Question about hyperparameters

VITA-Group / LLaGA

[ICML2024] "LLaGA: Large Language and Graph Assistant", Runjin Chen, Tong Zhao, Ajay Jaiswal, Neil Shah, Zhangyang Wang

Apache License 2.0

81 stars 3 forks source link

Question about hyperparameters #3

Closed hyworrywart closed 8 months ago

hyworrywart commented 8 months ago

Hi,

Thank you for your great work.

Could you please tell me the hyperparameters you use in NC tasks on Cora with LLAGA-ND-7B model and SINGLE FOCUS model type? I try to reproduce the results using default parameters in train.sh but I failed.

I run train.sh by: CUDA_VISIBLE_DEVICES=0 ./scripts/train.sh vicuna nc cora.3 16 1

ChenRunjin commented 8 months ago

This is exactly the hyperparameters we are using, I just run the command for another time, and then run eval by command

CUDA_VISIBLE_DEVICES=0 python eval/eval_pretrain.py --model_path checkpoints/cora.3/llaga-vicuna-7b-simteg-2-10-linear-projector_nc/ --model_base lmsys/vicuna-7b-v1.5-16k --conv_mode v1 --pretrained_embedding_type simteg --use_hop 2 --sample_neighbor_size 10 --template ND --answers_file ./cora_nc.jsonl --dataset cora --task nc

then get the result 0.8948. The result is very close to the 0.8886 in the paper, do you have any problem of getting results in other datasets like pubmed, I want to make sure whether there is some environment issue?

hyworrywart commented 8 months ago

This is exactly the hyperparameters we are using, I just run the command for another time, and then run eval by command

CUDA_VISIBLE_DEVICES=0 python eval/eval_pretrain.py --model_path checkpoints/cora.3/llaga-vicuna-7b-simteg-2-10-linear-projector_nc/ --model_base lmsys/vicuna-7b-v1.5-16k --conv_mode v1 --pretrained_embedding_type simteg --use_hop 2 --sample_neighbor_size 10 --template ND --answers_file ./cora_nc.jsonl --dataset cora --task nc

then get the result 0.8948. The result is very close to the 0.8886 in the paper, do you have any problem of getting results in other datasets like pubmed, I want to make sure whether there is some environment issue?

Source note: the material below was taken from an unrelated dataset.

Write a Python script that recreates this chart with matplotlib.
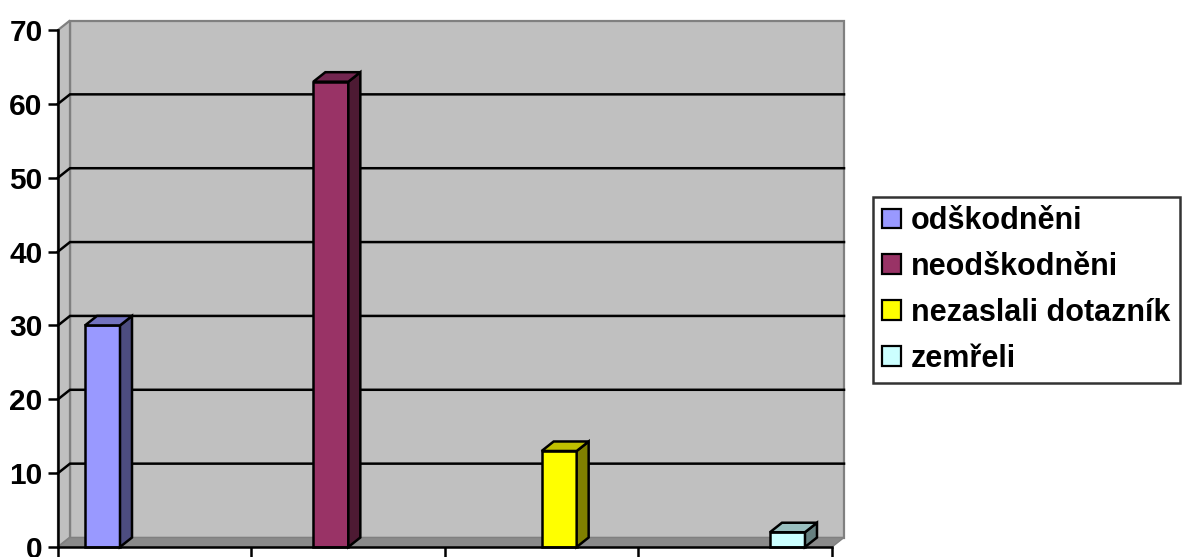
import matplotlib
matplotlib.use("Agg")
import matplotlib.pyplot as plt
from matplotlib.patches import Polygon, Patch

plt.rcParams['font.family'] = ['Liberation Sans', 'DejaVu Sans']

series = ["odškodněni", "neodškodněni", "nezaslali dotazník", "zemřeli"]
values = [30, 63, 13, 2]
front_colors = ["#9999FF", "#993366", "#FFFF00", "#CCFFFF"]
side_colors = ["#4D4D80", "#4D1A33", "#808000", "#668080"]
top_colors = ["#7373BF", "#732650", "#BFBF00", "#99BFBF"]
yticks = [0, 10, 20, 30, 40, 50, 60, 70]

W, H = 1182, 557
fig = plt.figure(figsize=(W / 100, H / 100), dpi=100)
ax_l, ax_r, ax_b, ax_t = 58, 832, 547, 30
ax = fig.add_axes([ax_l / W, 1 - ax_b / H, (ax_r - ax_l) / W, (ax_b - ax_t) / H])
ax.set_xlim(0, 4)
ax.set_ylim(0, 70)

# pixel -> data conversion for depth offsets
px_x = 4 / (ax_r - ax_l)
px_y = 70 / (ax_b - ax_t)
dx = 12 * px_x
dy = 9.5 * px_y

wall = "#C0C0C0"
edge = "#808080"
# back wall
ax.add_patch(Polygon([(dx, dy), (4 + dx, dy), (4 + dx, 70 + dy), (dx, 70 + dy)],
                     closed=True, facecolor=wall, edgecolor=edge, lw=1.6,
                     clip_on=False, zorder=0))
# left side wall
ax.add_patch(Polygon([(0, 0), (dx, dy), (dx, 70 + dy), (0, 70)], closed=True,
                     facecolor=wall, edgecolor=edge, lw=1.6, clip_on=False, zorder=0.5))
# gridlines
for yv in yticks[1:-1]:
    ax.plot([0, dx, 4 + dx], [yv, yv + dy, yv + dy], color="black", lw=1.8,
            clip_on=False, zorder=1, solid_joinstyle='miter')
# floor
ax.add_patch(Polygon([(0, 0), (4, 0), (4 + dx, dy), (dx, dy)], closed=True,
                     facecolor="#8A8A8A", edgecolor=edge, lw=1.0, clip_on=False, zorder=1.5))

# bars
bar_w = 35 * px_x
start = (85 - ax_l) * px_x + bar_w / 2
step = 1.18
positions = [start + i * step for i in range(len(values))]
bars = ax.bar(positions, values, width=bar_w, color=front_colors, edgecolor="black",
              lw=1.8, zorder=3, clip_on=False)
for b, sc, tc in zip(bars, side_colors, top_colors):
    x0 = b.get_x()
    x1 = x0 + b.get_width()
    v = b.get_height()
    ax.add_patch(Polygon([(x1, 0), (x1 + dx, dy), (x1 + dx, v + dy), (x1, v)], closed=True,
                         facecolor=sc, edgecolor="black", lw=1.8, zorder=3,
                         clip_on=False, joinstyle='miter'))
    ax.add_patch(Polygon([(x0, v), (x0 + dx, v + dy), (x1 + dx, v + dy), (x1, v)], closed=True,
                         facecolor=tc, edgecolor="black", lw=1.8, zorder=3,
                         clip_on=False, joinstyle='miter'))

# axes styling
ax.set_facecolor("none")
for s in ["top", "right"]:
    ax.spines[s].set_visible(False)
for s in ["left", "bottom"]:
    ax.spines[s].set_color("black")
    ax.spines[s].set_linewidth(1.8)
    ax.spines[s].set_zorder(4)
ax.set_yticks(yticks)
ax.set_yticklabels([str(t) for t in yticks], fontsize=21.5, fontweight="bold")
ax.set_xticks([0, 1, 2, 3, 4])
ax.set_xticklabels([])
ax.tick_params(axis="y", direction="out", length=7, width=1.8, pad=4, color="black")
ax.tick_params(axis="x", direction="out", length=7.5, width=1.8, color="black")

handles = [Patch(facecolor=c, edgecolor="black", lw=1.6) for c in front_colors]
leg = fig.legend(handles, series, loc="upper left",
                 bbox_to_anchor=(873 / W, 1 - 197 / H), borderaxespad=0,
                 prop={"size": 22, "weight": "bold"}, frameon=True, fancybox=False,
                 edgecolor="black", handlelength=0.62, handleheight=0.62,
                 handletextpad=0.33, borderpad=0.3, labelspacing=0.52)
leg.get_frame().set_linewidth(1.8)

fig.savefig("out.png", dpi=100)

Oh I run eval with conv_mode = 'llaga_llama_2' by mistake. Now my result is close to 0.8886. Thanks for your reply.

AGTSAAA commented 8 months ago

Could you also please tell me the hyperparameters you use in NC tasks on ogbn-arxiv with LLAGA-ND-7B model (SINGLE FOCUS)?

I use ./scripts/train_deepspeed.sh vicuna nc arxiv 4 1, but only get about 74.82

Thanks!

ChenRunjin commented 8 months ago

I trained this setting on single GPU with batch size 16, i.e. CUDA_VISIBLE_DEVICES=0 ./scripts/train.sh vicuna nc arxiv 16 1 I didn't try deepspeed on single focus setting before,maybe you can try to adjust the batchsize per GPU to 8 or 16 like ./scripts/train_deepspeed.sh vicuna nc arxiv 16 1? (I'm also not sure here, I think it may be also related to how many GPUs you are using. In other larger settings, I usually make batch_size per GPU * GPU num =16, I didn't tune the the hyperparameters too much, but I found this hyperparameter can always work.)

AGTSAAA commented 8 months ago

Hi, I utilized CUDA_VISIBLE_DEVICES=0 ./scripts/train.sh vicuna nc arxiv 16 1, but I achieved the following performance

ChenRunjin commented 8 months ago

Hi, it appears that you're utilizing batch evaluation in the naive batch branch. Could you please attempt using batch size 1 evaluation in the master branch? I developed the naive batch branch primarily for efficiency purposes and did not verify its impact on performance.

AGTSAAA commented 8 months ago

I tried the batch size 1 evaluation in the master branch, but still achieved about 74 acc

ChenRunjin commented 8 months ago

I'm not sure about the issue with your setup. because I didn't meet this situation before. From my perspective, I utilized a batch size of 16 and the default lr specified in the script. In the afternoon, I conducted evaluation on the arxiv single focus model using both batch and single evaluation scripts, all achieving an accuracy close to 0.76. Are you using the recommended environment, and do you have any modifications on our code?

I just uploaded my arxiv single focus model to Hugging Face: https://huggingface.co/Runjin/llaga-vicuna-7b-ND-arxiv-nc/tree/main. You can test it by replacing your current model path with the Hugging Face repository name. All our test results can be downloaded through the link I provided in README.